Note: A few minutes after writing this it occurred to me that the problem is probably line-endings in the file I tested with, ie "\r" vs "\n" or "\r\n". My line endings in this test case appear to be ASCII char 13. What is the 'Swiftest' way to handle line-ending variance? In Python, it's as simple as something along the lines of: with open(filePath, 'rU') as f: ...
Thank you!
let filePath = "/Users/users/myFile.txt"
let f = QFile(fileURL: URL(fileURLWithPath: filePath))
do {
try f.open()
} catch {
print("file open error: \(error)")
}
do {
let line = try f.readLine(maxLength: 64)
print(line ?? "nil")
f.close()
} catch {
print("readline error: \(error)")
}
The code I posted was meant to be as simple as possible, which means it uses fgets. That’s a C library function, so it only deals with C line breaks, which on Apple platforms is \n.

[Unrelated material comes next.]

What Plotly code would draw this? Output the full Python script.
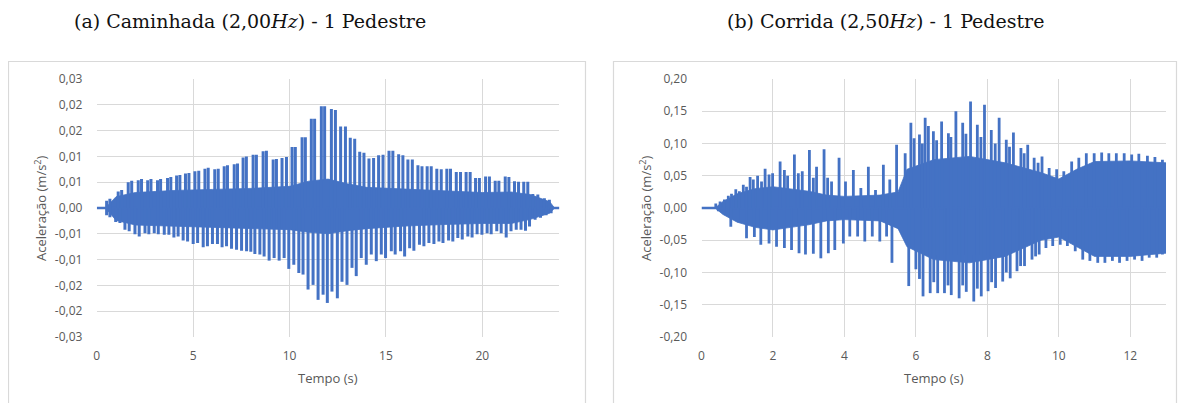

If the string you’re dealing with fits easily in memory, you can support different line break styles with code like this:
let s1 = "Hello\nCruel\nWorld!" // Unix, LF
let l1 = s1.split(whereSeparator: { $0.isNewline })
print(l1) // ["Hello", "Cruel", "World!"]
let s2 = "Hello\rCruel\rWorld!" // Traditional Mac OS, CR
let l2 = s2.split(whereSeparator: { $0.isNewline })
print(l2) // ["Hello", "Cruel", "World!"]
let s3 = "Hello\r\nCruel\r\nWorld!" // Windows, CR LF
let l3 = s3.split(whereSeparator: { $0.isNewline })
print(l3) // ["Hello", "Cruel", "World!"]
If you want to support arbitrary line breaks while streaming a large file, things get trickier (-: